After the match the Falmouth R.F.C. supporters provided a real Cornish tea complete with Cornish pasties. After climbing the 112 steps of Jacob’s ladder, the party rested awhile in the Summer Hill Hotel. Again, the singing was a notable feature of the evening, and the landlady was so pleased with Pontypridd R.F.C. that she gave a trophy for the clubroom at the Greyhound – a monk. The party returned to Penzance at 11.30 and Buster Brown was elected chairman for the evening, and everyone had to sing a solo in turn. The solos of Dai Rogers and Mr O’Neil will long be remembered.
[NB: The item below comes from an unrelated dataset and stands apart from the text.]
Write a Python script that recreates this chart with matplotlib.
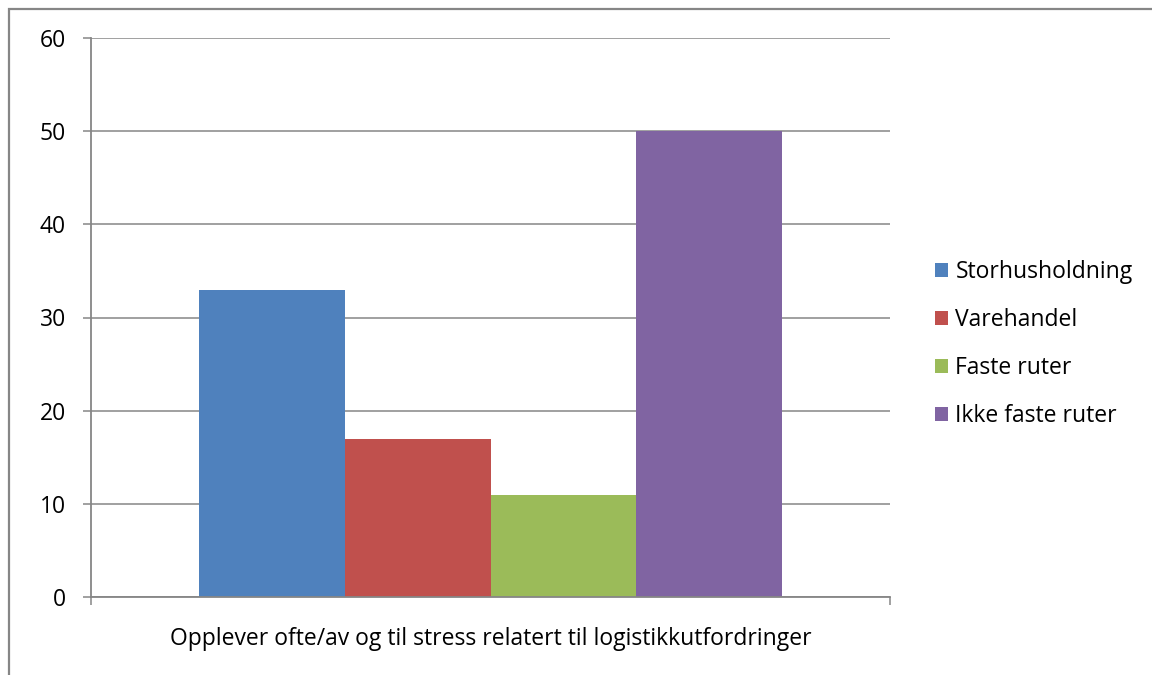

On Tuesday the touring party left Penzance at 8.45 a.m. and stopped at Exeter for lunch and Gloucester for tea. The bus arrived at Cardiff at 8.15 p.m., and some of the players were dropped off en route up the old A470. The majority went on to Pontypridd and disembarked at the Post Office – and no doubt immediately popped into the Greyhound for a last drink before going home?
The photograph of a tour party outside the Marine Hotel was taken a few years later, in 1956, but Dai Rogers is still there, standing on the left in the second row at the back. Buster Brown was a hooker who played many games for Ponty in the early 50s, and Josh O’Neil was a long serving committee man and supporter of the club. Josh had been the club Chairman in 1911, so must have been clocking on a bit in 1952. A great character, with a powerful voice that he often used to good effect in matches at Ynysyngharad Park, offering his advice to players and especially to referees.